Insecurity cripples Nigeria’s quest for sufficiency in sugar production

Sugar production

The festering insecurity being experienced in most states in the northern part of the country is at the moment impacting negatively on Nigeria’s quest for self–sufficiency in sugar production available facts have revealed.

Most of the states in the northern part of the country currently been ravaged by terrorist attacks, and banditry is known to have a huge comparative advantage in the cultivation of sugarcane, the major ingredient required in sugar production.

Nigeria is known to a net importer of sugar as it is only able to satisfy about 5 percent of national demand, leaving an existing wide gap between sugar requirement and production that usually filled through massive importation of sugar resulting in the outflow of a large amount of foreign exchange.

Findings from the office of the National Bureau of Statistics (NBS) show that over N57. 2 billion is spent annually by the Government to import from countries, such as Brazil, China, Turkey, France, India, and Egypt.

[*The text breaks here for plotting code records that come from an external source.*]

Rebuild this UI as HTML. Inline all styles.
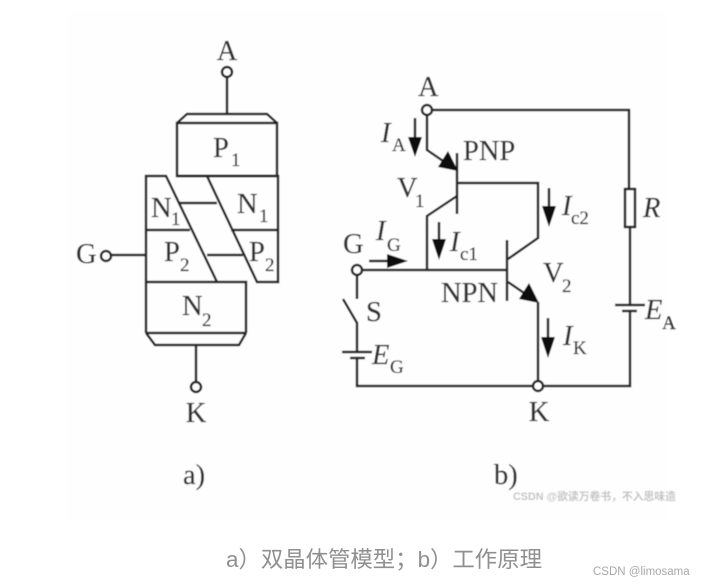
<!DOCTYPE html>
<html><head><meta charset="utf-8">
<style>
html,body{margin:0;padding:0;background:#fff;width:707px;height:583px;overflow:hidden}
svg{display:block}
.s{font-family:"Liberation Serif",serif;font-size:28.5px;fill:#333;stroke:#333;stroke-width:.25}
.b{font-size:19px}
.i{font-style:italic}
.l{fill:none;stroke:#222;stroke-width:2.5}
.h{fill:#111;stroke:none}
</style></head><body>
<svg width="707" height="583" viewBox="0 0 707 583" xmlns="http://www.w3.org/2000/svg">
<defs><filter id="bl" x="0" y="0" width="100%" height="100%"><feGaussianBlur stdDeviation="0.4"/></filter></defs>
<rect x="66" y="10" width="600" height="510" fill="#fefefe"/>
<g filter="url(#bl)">
<rect x="66" y="10" width="600" height="510" fill="#fefefe"/>
<g class="l">
<!-- left diagram -->
<circle cx="227" cy="72" r="5"/>
<path d="M227 77V114"/>
<path d="M177 123L187 114H267L277 123"/>
<rect x="177" y="123" width="100" height="53"/>
<path d="M146 333V176H166L217 282"/>
<path d="M177 176H278V282H257L207 176"/>
<path d="M146 230H190M231 230H278"/>
<path d="M180 203H217M207 255H243"/>
<path d="M146 282H246V333"/>
<path d="M146 333L155 345H239L246 333"/>
<path d="M146 333H246" stroke-width="2.5"/>
<path d="M196 345V382"/>
<circle cx="196" cy="387" r="5"/>
<circle cx="106" cy="256" r="5"/>
<path d="M111 255H146"/>
<!-- right diagram -->
<circle cx="427" cy="110" r="5"/>
<path d="M432 110H629V189"/>
<rect x="625" y="189" width="10" height="38"/>
<path d="M630 227V305M615 305H645M622 311H637M630 311V386H543"/>
<path d="M534 386H357V358M342 352H372M350 358H365M357 352V323L343 299M357 299V275"/>
<circle cx="357" cy="270" r="5"/>
<circle cx="538" cy="386" r="5"/>
<path d="M427 115V150L446 163"/>
<path d="M457 153V214"/>
<path d="M457 183H538V238L508 259"/>
<path d="M507 240V301"/>
<path d="M362 270H507"/>
<path d="M427 270V216L457 196"/>
<path d="M508 282L527 295M538 302V381"/>
<path d="M415 118V140M549 188V208M439 222V242M548 318V340M369 261H388"/>
</g>
<path class="h" d="M458 171L438 167L448 151Z"/>
<path class="h" d="M539 303L519 299L529 283Z"/>
<path class="h" d="M408 137H422L415 157Z"/>
<path class="h" d="M542 206H556L549 227Z"/>
<path class="h" d="M432 239H446L439 260Z"/>
<path class="h" d="M541 337H555L548 358Z"/>
<path class="h" d="M387 254V268L408 261Z"/>
<g class="s">
<text x="227" y="60" text-anchor="middle">A</text>
<text x="213" y="157">P</text><text class="b" x="231" y="166">1</text>
<text x="151" y="217">N</text><text class="b" x="171" y="225">1</text>
<text x="237" y="213">N</text><text class="b" x="259" y="222">1</text>
<text x="164" y="261">P</text><text class="b" x="180" y="271">2</text>
<text x="249" y="261">P</text><text class="b" x="265" y="271">2</text>
<text x="182" y="315">N</text><text class="b" x="202" y="326">2</text>
<text x="76" y="263">G</text>
<text x="196" y="422" text-anchor="middle">K</text>
<text x="183" y="484">a)</text>
<text x="418" y="96">A</text>
<text class="i" x="381" y="142">I</text><text class="b" x="392" y="151">A</text>
<text x="463" y="160">PNP</text>
<text x="397" y="197">V</text><text class="b" x="415" y="207">1</text>
<text class="i" x="562" y="215">I</text><text class="b" x="571" y="224">c2</text>
<text class="i" x="643" y="217">R</text>
<text x="343" y="253">G</text>
<text class="i" x="376" y="240">I</text><text class="b" x="387" y="251">G</text>
<text class="i" x="450" y="251">I</text><text class="b" x="460" y="260">c1</text>
<text x="543" y="282">V</text><text class="b" x="562" y="292">2</text>
<text x="441" y="302">NPN</text>
<text x="366" y="321">S</text>
<text class="i" x="372" y="364">E</text><text class="b" x="390" y="373">G</text>
<text class="i" x="645" y="319">E</text><text class="b" x="662" y="329">A</text>
<text class="i" x="563" y="345">I</text><text class="b" x="573" y="354">K</text>
<text x="539" y="421" text-anchor="middle">K</text>
<text x="494" y="484">b)</text>
</g>
<text x="513" y="500" font-family="'Liberation Sans','Noto Sans CJK SC',sans-serif" font-size="10.8" font-weight="bold" fill="#c4c4c4">CSDN @欲读万卷书，不入思味造</text>
</g>
<text x="226" y="567" font-family="'Liberation Sans','Noto Sans CJK SC',sans-serif" font-size="22.4" fill="#8f8f8f">a）双晶体管模型；b）工作原理</text>
<text x="593" y="575" font-family="'Liberation Sans','Noto Sans CJK SC',sans-serif" font-size="11.5" fill="#a8a8a8">CSDN @limosama</text>
</svg>
</body></html>
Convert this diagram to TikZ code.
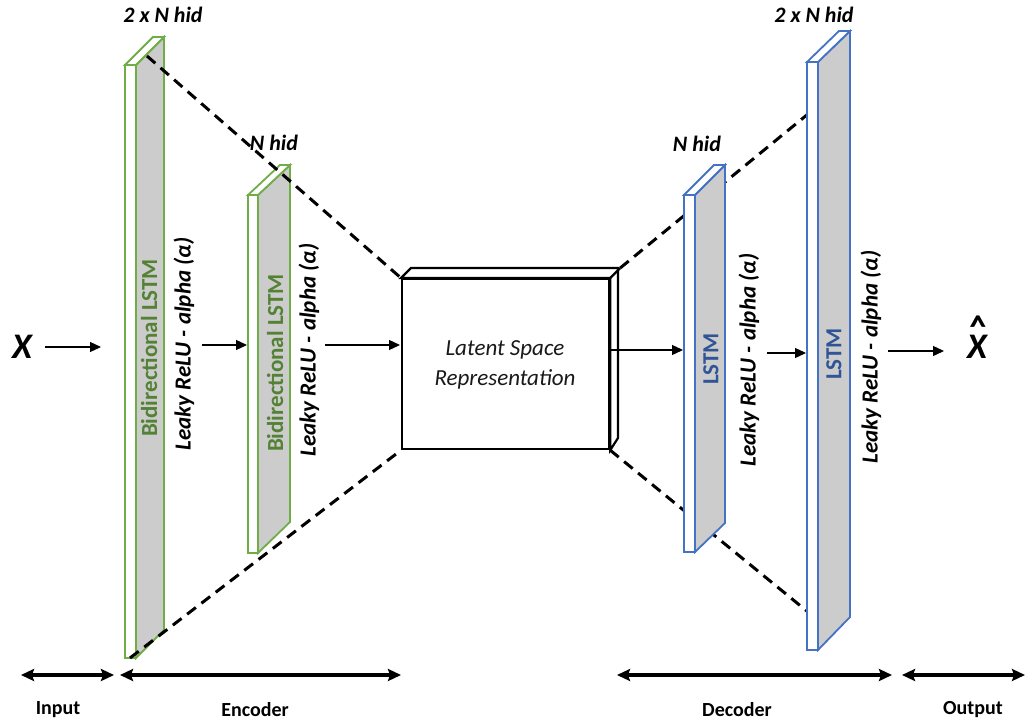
\documentclass[tikz,border=0pt]{standalone}
\usepackage{fontspec}
\setmainfont{Carlito}
\usetikzlibrary{arrows.meta}
\definecolor{lgreen}{HTML}{70AD47}
\definecolor{lblue}{HTML}{4472C4}
\definecolor{dgreen}{HTML}{548235}
\definecolor{dblue}{HTML}{2F5597}
\definecolor{sidegray}{HTML}{CCCCCC}
\tikzset{
  lay/.style={line width=1.8pt, line join=miter},
  arr/.style={line width=1.3pt, -{Triangle[length=11pt,width=10pt]}},
  spanarr/.style={line width=3.2pt, {Stealth[length=13pt,width=12pt,inset=2pt]}-{Stealth[length=13pt,width=12pt,inset=2pt]}},
  dsh/.style={line width=3pt, dash pattern=on 11pt off 7pt},
  lbl/.style={font=\fontsize{20}{24}\selectfont\bfseries, inner sep=0pt},
  hid/.style={font=\fontsize{22}{26}\selectfont\bfseries\itshape, inner sep=0pt},
  act/.style={font=\fontsize{23}{28}\selectfont\bfseries\itshape, rotate=90, inner sep=0pt},
  cell/.style={font=\fontsize{23}{28}\selectfont\bfseries, rotate=90, inner sep=0pt},
  big/.style={font=\fontsize{36}{40}\selectfont\bfseries\itshape, inner sep=0pt}
}
\newcommand{\nnlayer}[9]{%
  \filldraw[lay, draw=#9, fill=sidegray] (#3,#5) -- (#4,#7) -- (#4,#8) -- (#3,#6) -- cycle;
  \filldraw[lay, draw=#9, fill=white] (#2,#5) rectangle (#3,#6);
  \filldraw[lay, draw=#9, fill=white] (#2,#5) -- (#3,#5) -- (#4,#7) -- (#2+#4-#3,#7) -- cycle;
}
\begin{document}
\begin{tikzpicture}[x=1pt,y=-1pt]
\useasboundingbox (0,0) rectangle (1026,725);

% encoder layers
\nnlayer{e1}{125}{136}{164}{65}{658}{37}{630}{lgreen}
\nnlayer{e2}{248}{258}{290}{195}{553}{165}{522}{lgreen}
\coordinate (e1-top) at (147,56);
\coordinate (e1-bot) at (130,658);

% latent box
\node[draw, line width=2.2pt, fill=white, minimum width=207pt, minimum height=170pt, inner sep=0pt, anchor=north west] (lat) at (401,278) {};
\filldraw[line width=2.2pt, fill=white, line join=miter] (lat.north west) -- ++(10,-10) -- ++(207,0) -- ++(0,170) -- (lat.south east) -- (lat.north east) -- cycle;
\draw[line width=2.2pt] (lat.north east) -- ++(10,-10);
\coordinate (lat-btr) at ([shift={(10,-10)}]lat.north east);
\node[align=center, font=\fontsize{23}{30}\selectfont\itshape, text=black!90] (lattxt) at (505,365) {Latent Space\\Representation};

% dashed lines, encoder side
\draw[dsh] (e1-top) -- (lat.north west);
\draw[dsh] (e1-bot) -- (lat.south west);

% dashed lines, decoder side
\coordinate (d2-t) at (808,114);
\coordinate (d2-b) at (808,612);
\draw[dsh] (lat-btr) -- (d2-t);
\draw[dsh] (lat.south east) -- (d2-b);

% decoder layers
\nnlayer{d1}{684}{695}{725}{195}{552}{165}{523}{lblue}
\nnlayer{d2}{807}{818}{850}{62}{650}{31}{617}{lblue}

% layer texts
\node[cell, text=dgreen] (e1c) at (149,348) {Bidirectional LSTM};
\node[cell, text=dgreen] (e2c) at (275,363) {Bidirectional LSTM};
\node[cell, text=dblue] (d1c) at (711,359) {LSTM};
\node[cell, text=dblue] (d2c) at (834,354) {LSTM};
\node[act] (e1a) at (184,344) {Leaky ReLU - alpha (α)};
\node[act] (e2a) at (309,350) {Leaky ReLU - alpha (α)};
\node[act] (d1a) at (749,360) {Leaky ReLU - alpha (α)};
\node[act] (d2a) at (871,357) {Leaky ReLU - alpha (α)};

% size labels
\node[hid] (h1) at (163,15) {2 x N hid};
\node[hid] (h2) at (274,143) {N hid};
\node[hid] (h3) at (697,144) {N hid};
\node[hid] (h4) at (814,15) {2 x N hid};

% input / output symbols
\node[big] (X) at (22,347) {X};
\node[big] (Xh) at (977,347) {\ooalign{X\cr\hidewidth\raisebox{18pt}{\textasciicircum}\hidewidth\cr}};

% flow arrows
\coordinate (a0s) at (45,347);  \coordinate (a0e) at (101,347);
\coordinate (a1s) at (202,345); \coordinate (a1e) at (247,345);
\coordinate (a2s) at (325,345); \coordinate (a2e) at (400,345);
\coordinate (a3s) at (608,350); \coordinate (a3e) at (683,350);
\coordinate (a4s) at (767,353); \coordinate (a4e) at (806,353);
\coordinate (a5s) at (888,351); \coordinate (a5e) at (944,351);
\draw[arr] (a0s) -- (a0e);
\draw[arr] (a1s) -- (a1e);
\draw[arr] (a2s) -- (a2e);
\draw[arr] (a3s) -- (a3e);
\draw[arr] (a4s) -- (a4e);
\draw[arr] (a5s) -- (a5e);

% bottom spans
\coordinate (inL) at (21,675);  \coordinate (inR) at (114,675);
\coordinate (enL) at (120,675); \coordinate (enR) at (401,675);
\coordinate (deL) at (617,675); \coordinate (deR) at (892,675);
\coordinate (ouL) at (902,675); \coordinate (ouR) at (1025,675);
\draw[spanarr] (inL) -- (inR);
\draw[spanarr] (enL) -- (enR);
\draw[spanarr] (deL) -- (deR);
\draw[spanarr] (ouL) -- (ouR);
\node[lbl] (tin) at (58,710) {Input};
\node[lbl] (ten) at (255,710) {Encoder};
\node[lbl] (tde) at (737,710) {Decoder};
\node[lbl] (tou) at (973,710) {Output};
\end{tikzpicture}
\end{document}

Sugar is a strategic and essential commodity, which is an important food item, and also a critical raw material in the manufacturing of several food-related products by food processing plants across the country.

Checks conducted by BusinessDay across many states in the northern part of the country indicates that the mounting insecurity occasioned by the incessant attacks by terrorist groups, and bandits on communities where the sugarcanes are being cultivated in the states is posing a serious setback to the national quest for sugar sufficiency.